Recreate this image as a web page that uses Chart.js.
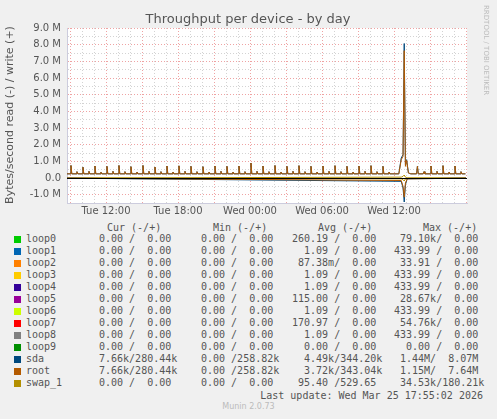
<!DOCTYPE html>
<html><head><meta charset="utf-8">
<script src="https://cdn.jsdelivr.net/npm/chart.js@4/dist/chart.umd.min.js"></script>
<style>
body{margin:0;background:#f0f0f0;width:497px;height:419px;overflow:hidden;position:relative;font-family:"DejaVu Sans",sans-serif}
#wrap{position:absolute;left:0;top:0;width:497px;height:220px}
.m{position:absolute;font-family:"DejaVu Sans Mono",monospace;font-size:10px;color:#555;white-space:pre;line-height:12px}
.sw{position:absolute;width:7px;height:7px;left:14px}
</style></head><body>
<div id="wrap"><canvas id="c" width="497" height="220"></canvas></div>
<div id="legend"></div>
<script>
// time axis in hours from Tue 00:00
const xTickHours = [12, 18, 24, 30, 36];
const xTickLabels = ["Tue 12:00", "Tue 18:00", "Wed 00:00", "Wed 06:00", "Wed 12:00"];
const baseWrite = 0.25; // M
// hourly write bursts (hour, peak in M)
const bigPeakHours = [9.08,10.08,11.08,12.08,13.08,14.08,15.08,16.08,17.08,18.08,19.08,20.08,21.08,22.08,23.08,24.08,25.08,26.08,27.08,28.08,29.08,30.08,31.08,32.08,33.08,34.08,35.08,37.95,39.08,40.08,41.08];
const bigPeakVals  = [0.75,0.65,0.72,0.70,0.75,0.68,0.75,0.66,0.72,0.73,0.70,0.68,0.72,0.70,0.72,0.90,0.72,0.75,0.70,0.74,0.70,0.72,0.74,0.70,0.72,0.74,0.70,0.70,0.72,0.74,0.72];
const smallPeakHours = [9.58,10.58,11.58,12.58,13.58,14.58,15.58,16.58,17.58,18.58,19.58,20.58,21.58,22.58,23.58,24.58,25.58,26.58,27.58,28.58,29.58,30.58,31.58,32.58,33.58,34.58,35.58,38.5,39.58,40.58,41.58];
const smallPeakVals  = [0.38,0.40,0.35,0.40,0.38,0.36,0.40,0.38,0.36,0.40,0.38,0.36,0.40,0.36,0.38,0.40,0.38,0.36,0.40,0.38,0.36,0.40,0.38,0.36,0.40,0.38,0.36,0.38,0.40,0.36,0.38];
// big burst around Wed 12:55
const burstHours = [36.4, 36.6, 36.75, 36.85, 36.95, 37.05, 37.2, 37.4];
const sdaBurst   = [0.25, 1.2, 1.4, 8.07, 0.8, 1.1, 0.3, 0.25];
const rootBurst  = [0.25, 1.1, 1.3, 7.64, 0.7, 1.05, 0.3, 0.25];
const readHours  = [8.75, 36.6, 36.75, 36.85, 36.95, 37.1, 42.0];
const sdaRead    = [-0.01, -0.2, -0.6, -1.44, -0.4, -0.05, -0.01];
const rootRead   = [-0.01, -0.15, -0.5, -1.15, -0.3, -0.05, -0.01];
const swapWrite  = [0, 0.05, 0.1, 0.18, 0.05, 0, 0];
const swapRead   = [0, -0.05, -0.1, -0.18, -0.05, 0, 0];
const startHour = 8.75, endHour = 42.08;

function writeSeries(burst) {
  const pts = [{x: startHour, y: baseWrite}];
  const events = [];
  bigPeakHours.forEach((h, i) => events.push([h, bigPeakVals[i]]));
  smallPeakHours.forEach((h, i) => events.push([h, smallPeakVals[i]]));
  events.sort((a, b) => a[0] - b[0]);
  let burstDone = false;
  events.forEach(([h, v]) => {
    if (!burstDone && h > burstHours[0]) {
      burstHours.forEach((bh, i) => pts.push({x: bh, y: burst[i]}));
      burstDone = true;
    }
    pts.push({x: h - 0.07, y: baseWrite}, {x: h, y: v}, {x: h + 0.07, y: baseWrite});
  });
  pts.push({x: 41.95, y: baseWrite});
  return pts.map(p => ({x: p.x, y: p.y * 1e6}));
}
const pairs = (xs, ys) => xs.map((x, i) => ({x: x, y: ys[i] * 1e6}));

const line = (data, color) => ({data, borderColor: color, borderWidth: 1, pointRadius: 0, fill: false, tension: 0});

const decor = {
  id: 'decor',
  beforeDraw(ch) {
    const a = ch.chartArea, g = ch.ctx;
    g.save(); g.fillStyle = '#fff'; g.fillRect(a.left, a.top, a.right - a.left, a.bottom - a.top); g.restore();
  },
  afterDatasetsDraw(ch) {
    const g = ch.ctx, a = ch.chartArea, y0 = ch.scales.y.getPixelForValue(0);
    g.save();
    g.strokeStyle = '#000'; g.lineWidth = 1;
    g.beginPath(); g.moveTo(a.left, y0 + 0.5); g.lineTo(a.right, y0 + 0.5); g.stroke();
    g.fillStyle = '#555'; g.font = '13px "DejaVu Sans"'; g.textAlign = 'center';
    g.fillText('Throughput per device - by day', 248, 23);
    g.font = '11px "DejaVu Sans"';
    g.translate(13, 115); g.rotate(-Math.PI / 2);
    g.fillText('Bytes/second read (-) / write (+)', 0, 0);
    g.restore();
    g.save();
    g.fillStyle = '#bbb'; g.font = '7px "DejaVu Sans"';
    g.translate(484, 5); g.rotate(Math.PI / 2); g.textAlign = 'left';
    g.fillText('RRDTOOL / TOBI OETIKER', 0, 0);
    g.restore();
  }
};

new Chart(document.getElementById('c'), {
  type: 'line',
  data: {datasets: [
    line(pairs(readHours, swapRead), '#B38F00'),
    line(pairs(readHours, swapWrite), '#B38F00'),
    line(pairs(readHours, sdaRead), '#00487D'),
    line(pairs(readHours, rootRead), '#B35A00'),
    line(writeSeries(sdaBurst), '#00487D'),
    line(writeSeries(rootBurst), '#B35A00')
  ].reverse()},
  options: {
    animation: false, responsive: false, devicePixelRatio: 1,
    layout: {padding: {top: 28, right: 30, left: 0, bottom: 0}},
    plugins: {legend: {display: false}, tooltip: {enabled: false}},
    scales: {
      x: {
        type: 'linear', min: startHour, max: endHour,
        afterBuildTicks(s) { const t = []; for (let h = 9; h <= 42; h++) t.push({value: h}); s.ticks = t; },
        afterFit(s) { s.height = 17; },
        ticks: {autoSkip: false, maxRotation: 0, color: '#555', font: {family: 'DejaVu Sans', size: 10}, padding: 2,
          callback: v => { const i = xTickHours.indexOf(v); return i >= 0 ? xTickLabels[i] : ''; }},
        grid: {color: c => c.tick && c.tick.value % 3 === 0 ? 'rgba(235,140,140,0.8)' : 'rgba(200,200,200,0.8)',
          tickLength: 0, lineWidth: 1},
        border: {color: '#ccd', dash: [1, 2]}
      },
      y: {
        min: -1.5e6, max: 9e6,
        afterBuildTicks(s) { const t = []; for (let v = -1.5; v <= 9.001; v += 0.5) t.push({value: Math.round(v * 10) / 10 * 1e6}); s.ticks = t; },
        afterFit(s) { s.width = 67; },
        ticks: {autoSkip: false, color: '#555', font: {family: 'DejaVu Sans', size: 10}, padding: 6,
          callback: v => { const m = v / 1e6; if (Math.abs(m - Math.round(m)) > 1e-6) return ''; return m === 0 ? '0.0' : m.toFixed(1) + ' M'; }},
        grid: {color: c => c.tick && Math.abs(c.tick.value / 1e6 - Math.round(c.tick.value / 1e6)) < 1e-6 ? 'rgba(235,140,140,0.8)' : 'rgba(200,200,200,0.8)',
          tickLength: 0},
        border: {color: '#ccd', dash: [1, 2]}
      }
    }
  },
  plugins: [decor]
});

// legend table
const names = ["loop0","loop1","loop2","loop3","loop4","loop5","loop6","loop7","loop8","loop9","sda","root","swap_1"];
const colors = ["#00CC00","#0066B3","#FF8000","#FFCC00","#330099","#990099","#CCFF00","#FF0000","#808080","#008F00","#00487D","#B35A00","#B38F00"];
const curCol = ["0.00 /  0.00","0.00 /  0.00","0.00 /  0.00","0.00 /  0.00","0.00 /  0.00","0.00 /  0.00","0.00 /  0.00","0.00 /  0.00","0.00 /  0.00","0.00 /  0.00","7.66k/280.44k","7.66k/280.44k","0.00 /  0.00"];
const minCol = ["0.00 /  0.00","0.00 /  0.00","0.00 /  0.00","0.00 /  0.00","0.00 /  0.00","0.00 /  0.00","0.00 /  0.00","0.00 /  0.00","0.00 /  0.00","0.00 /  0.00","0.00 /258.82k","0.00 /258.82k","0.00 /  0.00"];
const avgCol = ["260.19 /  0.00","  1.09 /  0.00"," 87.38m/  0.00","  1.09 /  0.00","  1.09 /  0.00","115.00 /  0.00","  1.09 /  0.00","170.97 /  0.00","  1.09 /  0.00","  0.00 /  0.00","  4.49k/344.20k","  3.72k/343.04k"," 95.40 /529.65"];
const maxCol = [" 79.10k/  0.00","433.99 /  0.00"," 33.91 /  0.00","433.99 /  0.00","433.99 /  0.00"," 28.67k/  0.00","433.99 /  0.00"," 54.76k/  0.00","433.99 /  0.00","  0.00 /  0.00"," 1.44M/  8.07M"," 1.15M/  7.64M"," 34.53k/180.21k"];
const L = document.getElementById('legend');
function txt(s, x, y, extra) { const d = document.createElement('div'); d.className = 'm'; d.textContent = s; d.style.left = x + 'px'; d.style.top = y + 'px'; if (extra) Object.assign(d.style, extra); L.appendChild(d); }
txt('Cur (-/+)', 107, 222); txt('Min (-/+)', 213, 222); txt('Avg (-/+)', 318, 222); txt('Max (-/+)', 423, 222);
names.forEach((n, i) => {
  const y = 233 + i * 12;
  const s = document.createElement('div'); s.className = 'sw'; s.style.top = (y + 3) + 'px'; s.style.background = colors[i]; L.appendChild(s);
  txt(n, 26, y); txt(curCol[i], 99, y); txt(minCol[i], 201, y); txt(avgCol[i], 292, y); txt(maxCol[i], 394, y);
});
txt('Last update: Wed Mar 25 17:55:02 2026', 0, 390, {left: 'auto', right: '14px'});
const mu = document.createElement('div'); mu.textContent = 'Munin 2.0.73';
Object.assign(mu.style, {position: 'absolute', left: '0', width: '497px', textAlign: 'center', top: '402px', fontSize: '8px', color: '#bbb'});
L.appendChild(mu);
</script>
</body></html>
# # #
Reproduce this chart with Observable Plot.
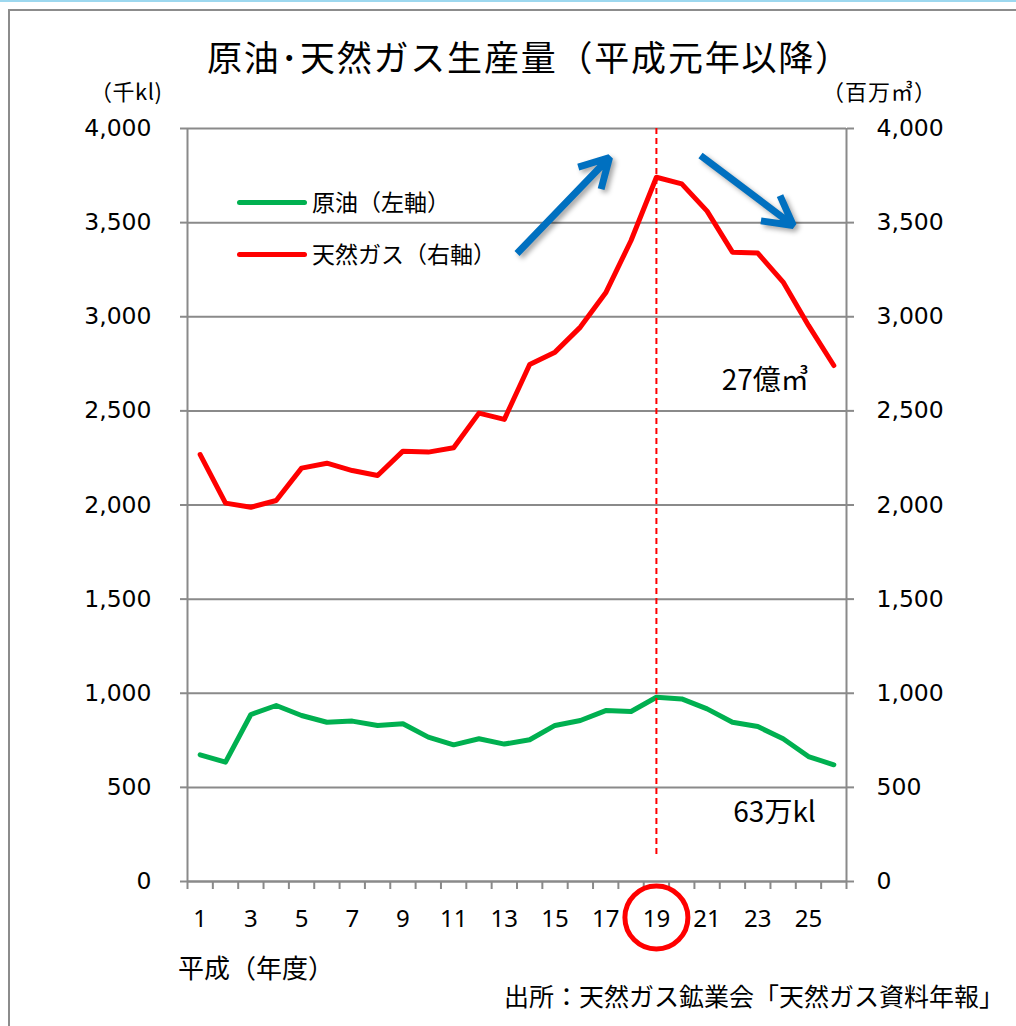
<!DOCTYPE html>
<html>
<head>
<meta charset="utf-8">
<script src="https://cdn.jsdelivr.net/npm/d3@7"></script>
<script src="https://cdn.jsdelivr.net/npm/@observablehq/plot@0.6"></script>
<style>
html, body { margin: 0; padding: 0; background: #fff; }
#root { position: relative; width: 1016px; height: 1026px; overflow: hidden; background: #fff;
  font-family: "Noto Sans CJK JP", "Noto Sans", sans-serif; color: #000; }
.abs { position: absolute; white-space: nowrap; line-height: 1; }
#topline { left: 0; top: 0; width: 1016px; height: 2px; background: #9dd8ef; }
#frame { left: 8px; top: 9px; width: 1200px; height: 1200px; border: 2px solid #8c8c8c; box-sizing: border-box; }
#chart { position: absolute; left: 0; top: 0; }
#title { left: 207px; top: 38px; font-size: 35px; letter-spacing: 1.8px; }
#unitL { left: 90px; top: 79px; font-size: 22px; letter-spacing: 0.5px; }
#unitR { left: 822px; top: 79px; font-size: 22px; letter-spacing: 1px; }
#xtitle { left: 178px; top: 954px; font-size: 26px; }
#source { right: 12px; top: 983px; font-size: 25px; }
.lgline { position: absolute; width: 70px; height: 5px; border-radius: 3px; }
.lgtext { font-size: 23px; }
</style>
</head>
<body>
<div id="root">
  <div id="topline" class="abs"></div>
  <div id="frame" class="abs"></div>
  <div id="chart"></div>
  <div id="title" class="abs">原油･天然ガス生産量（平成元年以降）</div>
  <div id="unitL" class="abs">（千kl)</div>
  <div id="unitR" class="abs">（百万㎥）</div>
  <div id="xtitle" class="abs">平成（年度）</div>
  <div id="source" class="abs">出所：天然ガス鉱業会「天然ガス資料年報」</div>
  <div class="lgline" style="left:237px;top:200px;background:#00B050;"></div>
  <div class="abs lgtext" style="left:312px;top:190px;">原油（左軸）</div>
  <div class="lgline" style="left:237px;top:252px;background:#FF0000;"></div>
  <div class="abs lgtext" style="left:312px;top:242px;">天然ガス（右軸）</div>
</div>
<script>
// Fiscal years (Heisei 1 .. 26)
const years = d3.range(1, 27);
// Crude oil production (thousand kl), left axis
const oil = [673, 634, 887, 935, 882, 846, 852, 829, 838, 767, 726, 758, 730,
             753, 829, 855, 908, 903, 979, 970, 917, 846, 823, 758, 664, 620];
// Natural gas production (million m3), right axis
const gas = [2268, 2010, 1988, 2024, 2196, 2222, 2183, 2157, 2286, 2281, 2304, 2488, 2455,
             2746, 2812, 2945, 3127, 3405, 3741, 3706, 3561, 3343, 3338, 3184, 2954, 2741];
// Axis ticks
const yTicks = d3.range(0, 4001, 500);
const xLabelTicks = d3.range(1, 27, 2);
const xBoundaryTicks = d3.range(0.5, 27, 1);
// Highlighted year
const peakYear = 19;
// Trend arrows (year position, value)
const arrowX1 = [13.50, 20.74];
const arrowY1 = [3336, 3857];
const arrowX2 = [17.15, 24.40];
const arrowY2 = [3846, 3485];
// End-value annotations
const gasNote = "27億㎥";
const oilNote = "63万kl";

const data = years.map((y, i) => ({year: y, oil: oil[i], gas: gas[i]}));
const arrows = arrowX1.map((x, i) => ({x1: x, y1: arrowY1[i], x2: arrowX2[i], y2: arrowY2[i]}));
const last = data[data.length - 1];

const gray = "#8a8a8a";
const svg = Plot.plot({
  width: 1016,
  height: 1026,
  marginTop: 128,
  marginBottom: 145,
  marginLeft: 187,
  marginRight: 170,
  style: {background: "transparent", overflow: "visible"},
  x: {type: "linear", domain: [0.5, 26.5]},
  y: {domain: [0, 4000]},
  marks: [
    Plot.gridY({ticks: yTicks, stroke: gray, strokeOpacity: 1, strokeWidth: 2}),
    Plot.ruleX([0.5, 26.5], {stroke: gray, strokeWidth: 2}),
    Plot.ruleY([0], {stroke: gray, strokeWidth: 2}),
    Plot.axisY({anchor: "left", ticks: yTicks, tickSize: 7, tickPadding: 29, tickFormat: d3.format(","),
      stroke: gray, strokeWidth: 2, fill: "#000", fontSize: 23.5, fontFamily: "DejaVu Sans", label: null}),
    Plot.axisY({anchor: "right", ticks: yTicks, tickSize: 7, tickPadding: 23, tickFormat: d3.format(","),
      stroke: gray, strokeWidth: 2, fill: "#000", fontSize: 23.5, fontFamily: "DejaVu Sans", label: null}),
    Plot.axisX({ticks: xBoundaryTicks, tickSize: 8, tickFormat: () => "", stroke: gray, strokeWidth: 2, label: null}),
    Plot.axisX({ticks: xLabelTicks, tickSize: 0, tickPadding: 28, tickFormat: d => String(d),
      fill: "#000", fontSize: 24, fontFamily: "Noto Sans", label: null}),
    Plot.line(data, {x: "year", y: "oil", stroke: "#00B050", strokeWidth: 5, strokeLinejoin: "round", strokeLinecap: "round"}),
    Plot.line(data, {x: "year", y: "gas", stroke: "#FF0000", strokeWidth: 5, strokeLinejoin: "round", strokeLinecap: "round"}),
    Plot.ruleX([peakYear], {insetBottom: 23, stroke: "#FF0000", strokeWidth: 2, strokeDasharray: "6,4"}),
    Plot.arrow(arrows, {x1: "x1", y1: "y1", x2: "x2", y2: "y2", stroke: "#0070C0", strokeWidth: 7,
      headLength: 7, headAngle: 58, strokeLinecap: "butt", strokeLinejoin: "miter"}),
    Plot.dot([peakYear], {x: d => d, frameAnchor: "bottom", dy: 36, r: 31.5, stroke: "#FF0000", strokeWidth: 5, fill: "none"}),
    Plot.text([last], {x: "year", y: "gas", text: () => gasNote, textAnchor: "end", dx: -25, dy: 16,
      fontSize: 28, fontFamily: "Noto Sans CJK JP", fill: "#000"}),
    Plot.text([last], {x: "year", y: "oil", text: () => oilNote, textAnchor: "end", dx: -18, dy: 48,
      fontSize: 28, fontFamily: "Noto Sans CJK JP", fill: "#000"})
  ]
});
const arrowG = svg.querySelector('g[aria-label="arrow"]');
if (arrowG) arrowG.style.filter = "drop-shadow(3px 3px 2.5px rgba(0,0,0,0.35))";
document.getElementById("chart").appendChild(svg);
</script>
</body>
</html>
# # #
• EXERCISE INSTRUCTIONS:
Report only how many lines in the listing contain the string "this".

• RESULT OF THE TASK:
2